Source data →
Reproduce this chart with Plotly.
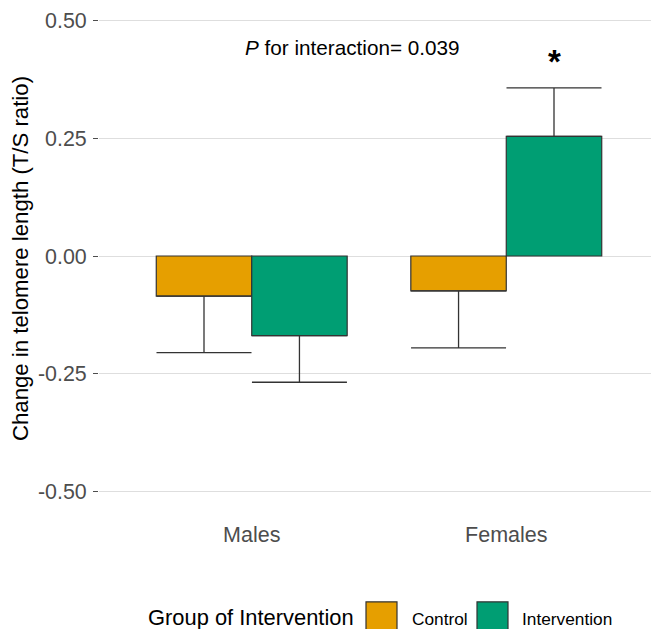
import plotly.graph_objects as go

# ---- data ----
groups = ["Males", "Females"]
series_names = ["Control", "Intervention"]
control_vals = [-0.085, -0.074]
control_err = [0.120, 0.121]
interv_vals = [-0.169, 0.254]
interv_err = [0.099, 0.103]
y_ticks = [-0.50, -0.25, 0.00, 0.25, 0.50]
y_ticklabels = ["-0.50", "-0.25", "0.00", "0.25", "0.50"]
colors = ["#E69F00", "#009E73"]

FONT = "Liberation Sans, Arial, sans-serif"

# the page body adds an 8px offset; size/position the figure in page pixels
OFF = 8
PAGE_W, PAGE_H = 659, 629
PL, PT, PH = 99, 10.5, 496          # plot area left/top/height in page pixels
W_FIG, H_FIG = PAGE_W - OFF, PAGE_H - OFF
L = PL - OFF
T = PT - OFF
PW = PAGE_W - PL


def split_err(vals, errs):
    up = [e if v >= 0 else 0 for v, e in zip(vals, errs)]
    down = [e if v < 0 else 0 for v, e in zip(vals, errs)]
    return up, down


fig = go.Figure()
for name, vals, errs, col in [
    (series_names[0], control_vals, control_err, colors[0]),
    (series_names[1], interv_vals, interv_err, colors[1]),
]:
    up, down = split_err(vals, errs)
    fig.add_trace(go.Bar(
        x=groups, y=vals, name=name,
        marker=dict(color=col, line=dict(color="#333333", width=1.2)),
        error_y=dict(type="data", symmetric=False, array=up, arrayminus=down,
                     color="#333333", thickness=1.3, width=47.5),
        showlegend=False,
    ))


def px(xp):
    return (xp - PL) / PW


def py(yp):
    return (PT + PH - yp) / PH


# significance star and interaction annotation
fig.add_annotation(x=1.188, y=0.412, xref="x", yref="y", text="<b>*</b>",
                   showarrow=False, font=dict(size=33, color="black", family=FONT))
fig.add_annotation(x=px(352.5), y=0.443, xref="paper", yref="y",
                   text="<i>P</i> for interaction= 0.039", showarrow=False,
                   font=dict(size=20.7, color="black", family=FONT))

# legend (drawn manually to mimic large ggplot keys)
fig.add_annotation(x=px(146), y=py(618.5), xref="paper", yref="paper", xanchor="left",
                   yanchor="middle", text="Group of Intervention", showarrow=False,
                   font=dict(size=21.9, color="black", family=FONT))
key_x = [366, 477]
label_x = [409.5, 520]
for i, name in enumerate(series_names):
    fig.add_shape(type="rect", xref="paper", yref="paper",
                  x0=px(key_x[i]), x1=px(key_x[i] + 31), y0=py(602.5), y1=py(633.5),
                  fillcolor=colors[i], line=dict(color="#333333", width=1.2))
    fig.add_annotation(x=px(label_x[i]), y=py(620), xref="paper", yref="paper",
                       xanchor="left", yanchor="middle", text=name, showarrow=False,
                       font=dict(size=17.3, color="black", family=FONT))

fig.update_layout(
    width=W_FIG, height=H_FIG,
    margin=dict(l=L, r=0, t=T, b=H_FIG - T - PH, pad=0),
    plot_bgcolor="white", paper_bgcolor="white",
    barmode="group", bargap=0.25, bargroupgap=0,
    font=dict(family=FONT),
)
fig.update_xaxes(
    range=[-0.6, 1.6], showgrid=False, zeroline=False, showline=False,
    ticks="", tickfont=dict(size=21.5, color="#4D4D4D", family=FONT),
    ticklabelstandoff=13,
)
fig.update_yaxes(
    range=[-0.5307, 0.5201], tickvals=y_ticks, ticktext=y_ticklabels,
    showgrid=True, gridcolor="#DEDEDE", gridwidth=1.2, zeroline=False, showline=False,
    ticks="outside", ticklen=5, tickwidth=1.2, tickcolor="#4D4D4D",
    tickfont=dict(size=21.4, color="#4D4D4D", family=FONT), ticklabelstandoff=2,
    title=dict(text="Change in telomere length (T/S ratio)", standoff=9,
               font=dict(size=22.2, color="black", family=FONT)),
)

fig.write_html("out.html")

To do → Every line of the data should be copied as it stands, without the images.

The completed task →
Reproduce this chart with Plotly.
import plotly.graph_objects as go

# ---- data ----
groups = ["Males", "Females"]
series_names = ["Control", "Intervention"]
control_vals = [-0.085, -0.074]
control_err = [0.120, 0.121]
interv_vals = [-0.169, 0.254]
interv_err = [0.099, 0.103]
y_ticks = [-0.50, -0.25, 0.00, 0.25, 0.50]
y_ticklabels = ["-0.50", "-0.25", "0.00", "0.25", "0.50"]
colors = ["#E69F00", "#009E73"]

FONT = "Liberation Sans, Arial, sans-serif"

# the page body adds an 8px offset; size/position the figure in page pixels
OFF = 8
PAGE_W, PAGE_H = 659, 629
PL, PT, PH = 99, 10.5, 496          # plot area left/top/height in page pixels
W_FIG, H_FIG = PAGE_W - OFF, PAGE_H - OFF
L = PL - OFF
T = PT - OFF
PW = PAGE_W - PL


def split_err(vals, errs):
    up = [e if v >= 0 else 0 for v, e in zip(vals, errs)]
    down = [e if v < 0 else 0 for v, e in zip(vals, errs)]
    return up, down


fig = go.Figure()
for name, vals, errs, col in [
    (series_names[0], control_vals, control_err, colors[0]),
    (series_names[1], interv_vals, interv_err, colors[1]),
]:
    up, down = split_err(vals, errs)
    fig.add_trace(go.Bar(
        x=groups, y=vals, name=name,
        marker=dict(color=col, line=dict(color="#333333", width=1.2)),
        error_y=dict(type="data", symmetric=False, array=up, arrayminus=down,
                     color="#333333", thickness=1.3, width=47.5),
        showlegend=False,
    ))


def px(xp):
    return (xp - PL) / PW


def py(yp):
    return (PT + PH - yp) / PH


# significance star and interaction annotation
fig.add_annotation(x=1.188, y=0.412, xref="x", yref="y", text="<b>*</b>",
                   showarrow=False, font=dict(size=33, color="black", family=FONT))
fig.add_annotation(x=px(352.5), y=0.443, xref="paper", yref="y",
                   text="<i>P</i> for interaction= 0.039", showarrow=False,
                   font=dict(size=20.7, color="black", family=FONT))

# legend (drawn manually to mimic large ggplot keys)
fig.add_annotation(x=px(146), y=py(618.5), xref="paper", yref="paper", xanchor="left",
                   yanchor="middle", text="Group of Intervention", showarrow=False,
                   font=dict(size=21.9, color="black", family=FONT))
key_x = [366, 477]
label_x = [409.5, 520]
for i, name in enumerate(series_names):
    fig.add_shape(type="rect", xref="paper", yref="paper",
                  x0=px(key_x[i]), x1=px(key_x[i] + 31), y0=py(602.5), y1=py(633.5),
                  fillcolor=colors[i], line=dict(color="#333333", width=1.2))
    fig.add_annotation(x=px(label_x[i]), y=py(620), xref="paper", yref="paper",
                       xanchor="left", yanchor="middle", text=name, showarrow=False,
                       font=dict(size=17.3, color="black", family=FONT))

fig.update_layout(
    width=W_FIG, height=H_FIG,
    margin=dict(l=L, r=0, t=T, b=H_FIG - T - PH, pad=0),
    plot_bgcolor="white", paper_bgcolor="white",
    barmode="group", bargap=0.25, bargroupgap=0,
    font=dict(family=FONT),
)
fig.update_xaxes(
    range=[-0.6, 1.6], showgrid=False, zeroline=False, showline=False,
    ticks="", tickfont=dict(size=21.5, color="#4D4D4D", family=FONT),
    ticklabelstandoff=13,
)
fig.update_yaxes(
    range=[-0.5307, 0.5201], tickvals=y_ticks, ticktext=y_ticklabels,
    showgrid=True, gridcolor="#DEDEDE", gridwidth=1.2, zeroline=False, showline=False,
    ticks="outside", ticklen=5, tickwidth=1.2, tickcolor="#4D4D4D",
    tickfont=dict(size=21.4, color="#4D4D4D", family=FONT), ticklabelstandoff=2,
    title=dict(text="Change in telomere length (T/S ratio)", standoff=9,
               font=dict(size=22.2, color="black", family=FONT)),
)

fig.write_html("out.html")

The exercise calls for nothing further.